Le Figaro
«Sanofi a a décidé de poursuivre la commercialisation» de la Dépakine, «sans communiquer immédiatement» les informations sur les risques de son médicament aux autorités sanitaires ou aux patients, conclut le jugement rendu le 17 mars par un tribunal de Madrid. BENOIT TESSIER / REUTERS
Un tribunal espagnol a jugé le groupe pharmaceutique français Sanofi responsable d’un défaut d’informations sur les risques de son médicament Dépakine et condamné son assureur à indemniser trois victimes, une première dans le pays.
«Sanofi a a décidé de poursuivre la commercialisation» de la Dépakine, «sans communiquer immédiatement» les informations sur les risques de son médicament aux autorités sanitaires ou aux patients, conclut le jugement rendu le 17 mars par un tribunal de Madrid et consulté par l’AFP. L’entreprise a privé «les médecins prescripteurs et les consommatrices de la possibilité de savoir que le valproate de sodium», principe actif de ce médicament, «causait des malformations congénitales (…), des problèmes de développement cognitif (…), un risque de souffrir de troubles du spectre de l’autisme», poursuit-il. Pour le tribunal, Sanofi a choisi «de faire primer ses bénéfices sur la sécurité sanitaire de ses patients et de leur progéniture».
Des dommages compris entre 730.000 et 864.000 euros
Son assureur, Allianz Global Corporate, a été condamné à indemniser trois victimes, nées entre 2002 et 2004 ayant développé des malformations et des troubles neuro-comportementaux et dont les mères avaient pris le médicament pendant leur grossesse. Les montants des dommages sont compris entre 730.000 et 864.000 euros, auxquels s’ajoutent les intérêts qui élèvent pour l’une des victimes l’indemnisation à un total de 1,3 million d’euros, selon son avocat.

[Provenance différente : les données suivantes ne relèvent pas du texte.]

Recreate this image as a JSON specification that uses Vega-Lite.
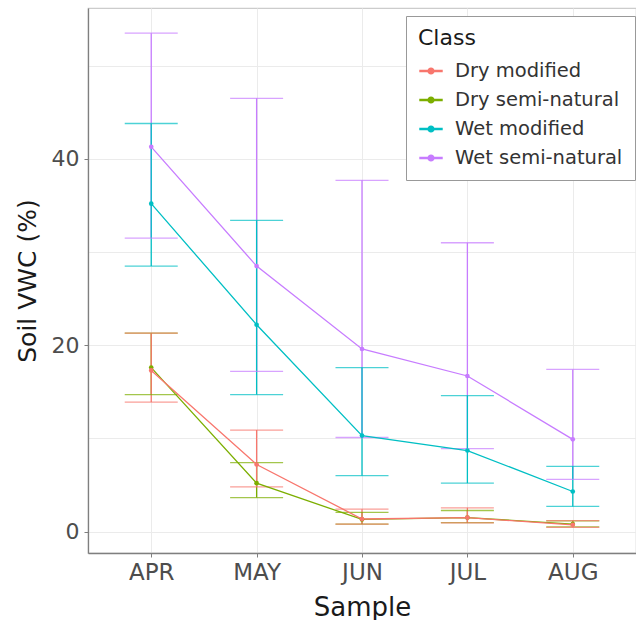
{
  "$schema": "https://vega.github.io/schema/vega-lite/v6.json",
  "autosize": "none",
  "padding": {"left": 88, "top": 8, "right": 0, "bottom": 67},
  "width": 548,
  "height": 545,
  "background": "white",
  "config": {
    "font": "DejaVu Sans",
    "view": {"stroke": "#cccccc", "strokeWidth": 1.2},
    "axis": {
      "domainColor": "#7f7f7f",
      "domainWidth": 1.3,
      "tickColor": "#7f7f7f",
      "tickSize": 4,
      "labelColor": "#4d4d4d",
      "labelFont": "DejaVu Sans",
      "titleFont": "DejaVu Sans",
      "titleColor": "#1a1a1a",
      "titleFontWeight": "normal",
      "gridColor": "#ebebeb",
      "gridWidth": 1
    }
  },
  "data": {
    "values": [
      {"Sample": "APR", "Class": "Dry semi-natural", "mean": 17.6, "lo": 14.7, "hi": 21.3},
      {"Sample": "MAY", "Class": "Dry semi-natural", "mean": 5.2, "lo": 3.65, "hi": 7.4},
      {"Sample": "JUN", "Class": "Dry semi-natural", "mean": 1.3, "lo": 0.8, "hi": 2.07},
      {"Sample": "JUL", "Class": "Dry semi-natural", "mean": 1.5, "lo": 0.95, "hi": 2.26},
      {"Sample": "AUG", "Class": "Dry semi-natural", "mean": 0.8, "lo": 0.5, "hi": 1.15},
      {"Sample": "APR", "Class": "Dry modified", "mean": 17.3, "lo": 13.9, "hi": 21.3},
      {"Sample": "MAY", "Class": "Dry modified", "mean": 7.2, "lo": 4.8, "hi": 10.9},
      {"Sample": "JUN", "Class": "Dry modified", "mean": 1.35, "lo": 0.8, "hi": 2.4},
      {"Sample": "JUL", "Class": "Dry modified", "mean": 1.5, "lo": 0.94, "hi": 2.55},
      {"Sample": "AUG", "Class": "Dry modified", "mean": 0.72, "lo": 0.46, "hi": 1.18},
      {"Sample": "APR", "Class": "Wet semi-natural", "mean": 41.3, "lo": 31.5, "hi": 53.5},
      {"Sample": "MAY", "Class": "Wet semi-natural", "mean": 28.5, "lo": 17.2, "hi": 46.5},
      {"Sample": "JUN", "Class": "Wet semi-natural", "mean": 19.6, "lo": 10.1, "hi": 37.7},
      {"Sample": "JUL", "Class": "Wet semi-natural", "mean": 16.7, "lo": 8.9, "hi": 31.0},
      {"Sample": "AUG", "Class": "Wet semi-natural", "mean": 9.9, "lo": 5.6, "hi": 17.4},
      {"Sample": "APR", "Class": "Wet modified", "mean": 35.2, "lo": 28.5, "hi": 43.8},
      {"Sample": "MAY", "Class": "Wet modified", "mean": 22.2, "lo": 14.7, "hi": 33.4},
      {"Sample": "JUN", "Class": "Wet modified", "mean": 10.3, "lo": 6.0, "hi": 17.6},
      {"Sample": "JUL", "Class": "Wet modified", "mean": 8.7, "lo": 5.2, "hi": 14.6},
      {"Sample": "AUG", "Class": "Wet modified", "mean": 4.3, "lo": 2.7, "hi": 7.0}
    ]
  },
  "encoding": {
    "x": {
      "field": "Sample",
      "type": "ordinal",
      "sort": ["APR", "MAY", "JUN", "JUL", "AUG"],
      "scale": {"type": "point", "padding": 0.6},
      "axis": {
        "title": "Sample",
        "titleFontSize": 26,
        "titlePadding": 10,
        "labelFontSize": 23,
        "labelPadding": 4,
        "labelAngle": 0,
        "grid": true
      }
    },
    "color": {
      "field": "Class",
      "type": "nominal",
      "scale": {
        "domain": ["Dry modified", "Dry semi-natural", "Wet modified", "Wet semi-natural"],
        "range": ["#F8766D", "#7CAE00", "#00BFC4", "#C77CFF"]
      },
      "legend": {
        "title": "Class",
        "orient": "none",
        "legendX": 318,
        "legendY": 8,
        "titleFontSize": 22,
        "titleFontWeight": "normal",
        "titleColor": "#1a1a1a",
        "titlePadding": 8,
        "labelFontSize": 19.5,
        "labelLimit": 400,
        "labelColor": "#333333",
        "labelOffset": 11,
        "rowPadding": 6,
        "padding": 12,
        "strokeColor": "#999999",
        "fillColor": "white",
        "symbolType": "M-1,0L1,0M-0.2,0A0.2,0.2,0,1,0,0.2,0A0.2,0.2,0,1,0,-0.2,0Z",
        "symbolSize": 550,
        "symbolStrokeWidth": 2.5,
        "symbolOpacity": 1
      }
    }
  },
  "layer": [
    {
      "mark": {"type": "rule", "strokeWidth": 1.3},
      "encoding": {
        "y": {
          "field": "lo",
          "type": "quantitative",
          "scale": {"domain": [-2.3, 56.2], "nice": false, "zero": false},
          "axis": {
            "title": "Soil VWC (%)",
            "titleFontSize": 25,
            "titlePadding": 11,
            "labelFontSize": 22,
            "labelPadding": 5,
            "values": [0, 10, 20, 30, 40, 50],
            "labelExpr": "datum.value % 20 === 0 ? datum.label : ''",
            "tickOpacity": {"expr": "datum.value % 20 === 0 ? 1 : 0"},
            "grid": true
          }
        },
        "y2": {"field": "hi"}
      }
    },
    {
      "mark": {"type": "tick", "size": 53, "thickness": 1.3, "orient": "horizontal"},
      "encoding": {"y": {"field": "lo", "type": "quantitative"}}
    },
    {
      "mark": {"type": "tick", "size": 53, "thickness": 1.3, "orient": "horizontal"},
      "encoding": {"y": {"field": "hi", "type": "quantitative"}}
    },
    {
      "mark": {"type": "line", "strokeWidth": 1.3},
      "encoding": {"y": {"field": "mean", "type": "quantitative"}}
    },
    {
      "mark": {"type": "point", "filled": true, "size": 22, "opacity": 1},
      "encoding": {"y": {"field": "mean", "type": "quantitative"}}
    }
  ]
}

Commercialisé depuis 1967 par Sanofi en France et à partir des années 1980 en Espagne, principalement sous le nom de Dépakine, le valproate de sodium, utilisé dans le traitement de l’épilepsie et des troubles bipolaires, augmente le risque de malformations physiques (absence de fermeture de la colonne vertébrale, anomalies cardiovasculaires…) et de troubles neuro-développementaux (retard de langage, troubles du spectre de l’autisme…) chez les enfants exposés dans le ventre de leur mère. Sanofi s’est défendu dans un communiqué, estimant avoir «démontré (sa) proactivité et (sa) transparence au sujet du valproate de sodium» et avoir «rempli son devoir d’information des professionnels de santé et des patients sur les risques potentiels liés à l’utilisation du valproate pendant la grossesse».
Affirmant que «la position du tribunal de Madrid n’est pas conforme à d’autres décisions de justice», il a expliqué étudier, avec son assureur, les recours possibles. Dans un communiqué, l’association espagnole des victimes du syndrome du valproate de sodium (Avisav), s’est réjoui de ce «premier jugement en Espagne».
De son côté, l’association française d’aide aux parents d’enfants souffrant du syndrome de l’anti-convulsivant (Apesac) a salué une «première en Europe» et dit «espérer que la justice française s’appuie sur cette nouvelle décision espagnole pour juger les dossiers déjà en cours depuis 2012». En France, la justice a estimé en janvier que Sanofi avait «commis une faute en manquant à son obligation de vigilance et à son obligation d’information» sur la Dépakine et jugé «recevable» une action de groupe contre le laboratoire.